Aqui tem sempre isso de perguntar qual é sua família, se é casado ou não, se tem filhos, etc. Em alguns casos (principalmente no campo) eu falo que não sou casada mas tenho tipo noivo. A sociedade é muito machista e mulher da minha idade solteira é algo estranho.
Agora, essa coisa machista é desde a língua mesmo. Um homem responde sou ou não sou casado (tshatanga), ou sou ou não sou comprometido (tsembisile). A mulher, por sua vez, diz “fui ou não casada” (tshatiwanga) – o significado literal é “levada”, ou seja, levada da família –, ou fui ou não fui comprometida (tsembisiwile).

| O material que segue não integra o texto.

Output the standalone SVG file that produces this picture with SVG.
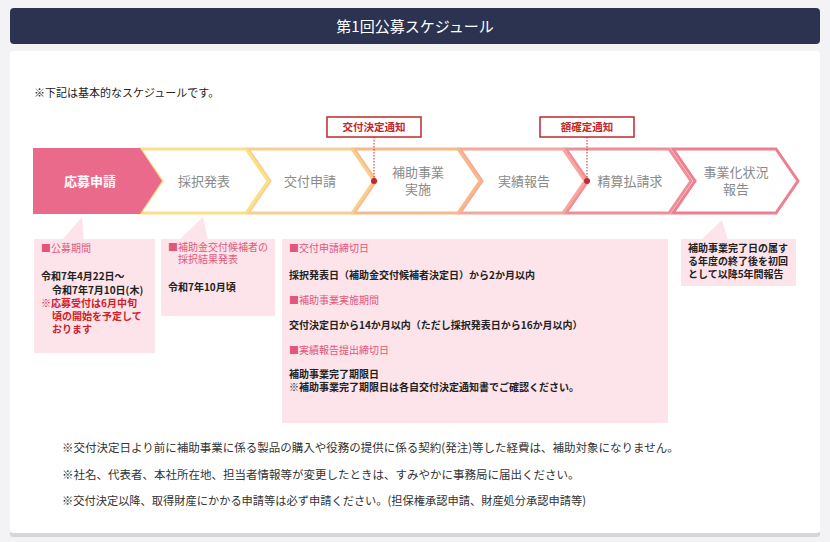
<svg xmlns="http://www.w3.org/2000/svg" width="830" height="542" viewBox="0 0 830 542">
<style>
text{font-family:"Noto Sans CJK JP","Noto Sans",sans-serif}
.lbl{font-size:13px;fill:#8a8a8a;text-anchor:middle}
.hd{font-size:10px;fill:#e0577d}
.bd{font-size:10px;fill:#222;font-weight:bold}
.rd{font-size:10px;fill:#d0202a;font-weight:bold}
.cb{fill:#fce4ea}
.note{font-size:11.5px;fill:#333}
.chev{fill:#fff;stroke-width:3}
.tag{fill:#fff;stroke:#c0282d;stroke-width:1.5}
.tagt{font-size:10.5px;fill:#c0282d;font-weight:bold;text-anchor:middle}
</style>
<rect width="830" height="542" fill="#f3f3f5"/>
<rect x="10" y="53" width="810" height="484" rx="3" fill="#d6d6d9"/>
<rect x="10" y="51" width="810" height="482" rx="3" fill="#fff"/>
<rect x="10" y="8" width="810" height="36" rx="4" fill="#2b3350"/>
<text x="415" y="32" font-size="15" fill="#fff" text-anchor="middle">第1回公募スケジュール</text>
<text x="34" y="97" font-size="11" fill="#222">※下記は基本的なスケジュールです。</text>
<g id="steps">
<polygon class="chev" stroke="#ef7f90" points="673,149 776,149 798,181 776,213 673,213 695,181"/>
<polygon class="chev" stroke="#f08e98" points="566,149 669,149 691,181 669,213 566,213 588,181"/>
<polygon class="chev" stroke="#f6a89a" points="460,149 563,149 585,181 563,213 460,213 482,181"/>
<polygon class="chev" stroke="#f7b98a" points="354,149 458,149 480,181 458,213 354,213 376,181"/>
<polygon class="chev" stroke="#f9cf8f" points="248,149 352,149 374,181 352,213 248,213 270,181"/>
<polygon class="chev" stroke="#fbe08a" points="140,149 246,149 268,181 246,213 140,213 162,181"/>
<polygon fill="#ea6a8b" points="33,148 140,148 162,181 140,214 33,214"/>
<text x="90" y="186" font-size="13" fill="#fff" text-anchor="middle" font-weight="bold">応募申請</text>
<text class="lbl" x="204" y="186">採択発表</text>
<text class="lbl" x="310" y="186">交付申請</text>
<text class="lbl" x="418" y="177">補助事業</text>
<text class="lbl" x="418" y="194">実施</text>
<text class="lbl" x="524" y="186">実績報告</text>
<text class="lbl" x="630" y="186">精算払請求</text>
<text class="lbl" x="736" y="177">事業化状況</text>
<text class="lbl" x="736" y="194">報告</text>
</g>
<g id="connectors">
<line x1="374" y1="137" x2="374" y2="181" stroke="#c0282d" stroke-dasharray="1.5,1.5"/>
<circle cx="374" cy="181" r="3" fill="#c0282d"/>
<line x1="587" y1="137" x2="587" y2="181" stroke="#c0282d" stroke-dasharray="1.5,1.5"/>
<circle cx="587" cy="181" r="3" fill="#c0282d"/>
</g>
<g id="tag1"><rect class="tag" x="327" y="117" width="94" height="20"/><text class="tagt" x="374" y="131">交付決定通知</text></g>
<g id="tag2"><rect class="tag" x="540" y="117" width="94" height="20"/><text class="tagt" x="587" y="131">額確定通知</text></g>
<g id="box1">
<polygon class="cb" points="62,240 82,217 84,240"/>
<rect class="cb" x="34" y="239" width="121" height="114"/>
<text class="hd" x="41" y="252">■公募期間</text>
<text class="bd" x="41" y="280">令和7年4月22日～</text>
<text class="bd" x="52" y="294">令和7年7月10日(木)</text>
<text class="rd" x="41" y="307">※応募受付は6月中旬</text>
<text class="rd" x="52" y="320">頃の開始を予定して</text>
<text class="rd" x="52" y="333">おります</text>
</g>
<g id="box2">
<polygon class="cb" points="179,240 203,217 208,240"/>
<rect class="cb" x="161" y="239" width="114" height="77"/>
<text class="hd" x="168" y="251">■補助金交付候補者の</text>
<text class="hd" x="178" y="263">採択結果発表</text>
<text class="bd" x="168" y="291">令和7年10月頃</text>
</g>
<g id="box3">
<rect class="cb" x="282" y="239" width="386" height="184"/>
<text class="hd" x="289" y="252">■交付申請締切日</text>
<text class="bd" x="289" y="279">採択発表日（補助金交付候補者決定日）から2か月以内</text>
<text class="hd" x="289" y="304">■補助事業実施期間</text>
<text class="bd" x="289" y="329">交付決定日から14か月以内（ただし採択発表日から16か月以内）</text>
<text class="hd" x="289" y="354">■実績報告提出締切日</text>
<text class="bd" x="289" y="378">補助事業完了期限日</text>
<text class="bd" x="289" y="391">※補助事業完了期限日は各自交付決定通知書でご確認ください。</text>
</g>
<g id="box4">
<polygon class="cb" points="701,240 722,220 728,240"/>
<rect class="cb" x="681" y="239" width="115" height="47"/>
<text class="bd" x="688" y="252">補助事業完了日の属す</text>
<text class="bd" x="688" y="265">る年度の終了後を初回</text>
<text class="bd" x="688" y="278">として以降5年間報告</text>
</g>
<text class="note" x="62" y="452">※交付決定日より前に補助事業に係る製品の購入や役務の提供に係る契約(発注)等した経費は、補助対象になりません。</text>
<text class="note" x="62" y="479">※社名、代表者、本社所在地、担当者情報等が変更したときは、すみやかに事務局に届出ください。</text>
<text class="note" x="62" y="505" textLength="524" lengthAdjust="spacingAndGlyphs">※交付決定以降、取得財産にかかる申請等は必ず申請ください。(担保権承認申請、財産処分承認申請等)</text>
</svg>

O wa ou wi nestes casos se referem a uma atitude passiva da mulher em relação ao casamento.

-- e aí, o comentário da mãe psicanalista:
Foi sobre como construir um alfabeto para a língua Bantu que eu vi um filme na França. Um documentário (D’une langue a l'autre). A primeira parte era sobre um africano (não me recordo o país) que preparou um alfabeto para o Bantu. A segunda parte era sobre pessoas que foram de lugares diferentes para Israel. Elas tinham que passar de suas línguas locais (húngaro, russo, árabe, alemão, etc.) para o hebreu. O tema era esse. O trauma de sair da língua digamos 'materna', afetiva, para a língua do laço social mais amplo, em piscanalês a língua do pai (da lei, da norma, da pólis). O que vc comenta como sendo um tanto esquizofrênico da passagem das crianças da vida familiar para entrar numa escola e ter educação em português. A educação que lhes poderá dar um lugar e uma chance na vida.
Essa passagem também se dá na mesma língua: pois sempre se tem mais tolerância na família do que na vida. Ao ser alfabetizada a criança precisa sair do seu mundinho e entrar no mundo mais além de seu familiar. Porém, quando se tem essas confusões de poder, povos e raças, isso é bem mais traumático. A língua é mais que um vocabulário e fonemas diferentes: a língua é o pensamento estabelecido por uma tradição sobre o mundo e suas relações. Seu texto em changana revela isso. O que vc precisa dizer em virtude de uma ideologia subjacente à construção do discurso.

5 comentários:

Anônimo disse...

Oi Clarisse,

Pesquisei um pouco mais e consegui as informações sobre a parte do documentário feito por Nurith Aviv que eu não me recordava bem. Vale a pena conferir neste site:
http://www.caacart.com/html/bouabre_bio_english.html

Bjs, Heloisa.

Aichego disse...

Saudades...

Magnus Lewan disse...

"Para dizer 27 tenho que falar 10 x 2 + 5 + 2. Só tem palavra para alguns números."
Thanks for that info! I thought I remembered that was the case, but looking on the internet for confirmation, yours was the only page I found. Kanimambo!

Juliana disse...

Ola Clarisse

Também sou brasileira e estou morando em Maputo ha 3 meses, queria muito aprender a falar changana, aonde voce aprendeu? POderia me indicar. Obrigada. Abraços

Juliana

Anônimo disse...

outra Heloisa na linha...
eu quero tb aprender um pouco de changana, pois vou a moçambique novamente
Tem algum material possivel para se ler?